The Wiyot’s Table Bluff Reservation is located near the coast, 15 miles south of Tuluwat Island. At the tribe’s Cultural Heritage Center this past December, Michelle Hernandez- Wenzler, aided by cultural assistant Hazel James, carefully held up her Coming-of-Age Dress made of deerskin. It’s covered with shells and seeds that “sing” as the skirt moves during a dance. Hernandez-Wenzler wore this traditional dress in 2006 during her coming-of-age ceremony, the Wiyot’s first such ceremony in 150 years.
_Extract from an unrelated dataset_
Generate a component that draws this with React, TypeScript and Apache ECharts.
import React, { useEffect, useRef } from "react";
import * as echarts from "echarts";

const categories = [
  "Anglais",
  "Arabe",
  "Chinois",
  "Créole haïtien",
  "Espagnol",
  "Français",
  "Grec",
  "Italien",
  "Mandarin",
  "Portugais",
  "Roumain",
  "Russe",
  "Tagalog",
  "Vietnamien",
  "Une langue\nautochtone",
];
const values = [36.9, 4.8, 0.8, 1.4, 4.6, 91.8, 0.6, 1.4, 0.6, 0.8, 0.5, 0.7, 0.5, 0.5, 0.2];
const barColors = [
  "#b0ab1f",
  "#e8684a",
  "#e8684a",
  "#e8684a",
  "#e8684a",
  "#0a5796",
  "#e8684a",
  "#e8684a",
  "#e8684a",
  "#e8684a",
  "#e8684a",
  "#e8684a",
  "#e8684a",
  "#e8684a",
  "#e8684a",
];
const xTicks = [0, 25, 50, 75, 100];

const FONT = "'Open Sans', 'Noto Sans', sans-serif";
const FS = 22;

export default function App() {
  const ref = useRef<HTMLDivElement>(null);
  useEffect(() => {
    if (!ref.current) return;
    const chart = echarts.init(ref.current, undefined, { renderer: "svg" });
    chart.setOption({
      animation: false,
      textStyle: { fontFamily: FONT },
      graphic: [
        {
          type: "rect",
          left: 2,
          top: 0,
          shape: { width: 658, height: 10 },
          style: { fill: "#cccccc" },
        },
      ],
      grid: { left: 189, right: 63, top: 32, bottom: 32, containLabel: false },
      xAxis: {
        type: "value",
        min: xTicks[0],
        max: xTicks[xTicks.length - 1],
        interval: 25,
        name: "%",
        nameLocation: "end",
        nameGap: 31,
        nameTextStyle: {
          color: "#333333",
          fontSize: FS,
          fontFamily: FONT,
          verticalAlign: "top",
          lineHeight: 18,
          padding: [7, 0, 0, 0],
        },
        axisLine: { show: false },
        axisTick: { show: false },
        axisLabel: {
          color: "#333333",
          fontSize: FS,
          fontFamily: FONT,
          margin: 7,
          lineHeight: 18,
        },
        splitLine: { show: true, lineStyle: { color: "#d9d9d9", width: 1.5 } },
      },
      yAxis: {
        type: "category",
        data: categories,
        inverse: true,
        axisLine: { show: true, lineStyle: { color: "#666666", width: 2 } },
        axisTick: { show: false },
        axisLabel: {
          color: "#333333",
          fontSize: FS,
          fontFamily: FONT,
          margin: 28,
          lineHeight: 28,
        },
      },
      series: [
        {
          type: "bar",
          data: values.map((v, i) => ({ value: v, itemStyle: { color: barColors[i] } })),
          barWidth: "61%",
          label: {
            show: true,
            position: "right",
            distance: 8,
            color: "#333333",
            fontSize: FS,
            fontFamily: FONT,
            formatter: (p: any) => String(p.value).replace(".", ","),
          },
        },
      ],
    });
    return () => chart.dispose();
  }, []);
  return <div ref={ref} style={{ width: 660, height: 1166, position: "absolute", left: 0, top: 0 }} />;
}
The daughter of Tribal Chair Ted Hernandez, Hernandez-Wenzler says, “I’m Wiyot but also Latino, so at 14, my folks asked if I wanted a Quinceañera (a 15th-birthday celebration for Latina girls) or a Sweet 16 party. But I didn’t like the poofy dresses, so I asked, ‘What did we do?’ I went to the elders and asked them and other tribes who have similar coming-of-age ceremonies,” she recalls. “We made the dress and worked picking leaves and seeds. It took a year to get the periwinkles and pine nuts and drill the shells, and everyone from my grandmother to my little sister, who was 9, was helping.”

Her ceremony lasted three days. “I had to fast for three days, drinking nothing but acorn water. It was really cold where I had to go into the bay to cleanse myself. The dress was really heavy, and I had to dance for two to three hours on my toes,” she says while demonstrating a hopping motion with her feet. “I had to build endurance, and when I have challenges in my life now, I know I can deal with them because I did then. I danced with a blue jay feather, kind of blocking my vision, and when my parents removed the feather, then I could see the world as a young woman, no longer as a child,” she smiles wistfully.

“It was kind of hard on me as a dad to see her shivering in the cold water and wanting to warm her up or just hug her when she was so exhausted,” says Hernandez, “But at the same time, we were bringing back this ceremony. The Hoopa and Yurok and other tribes were there for it. It was pretty amazing.”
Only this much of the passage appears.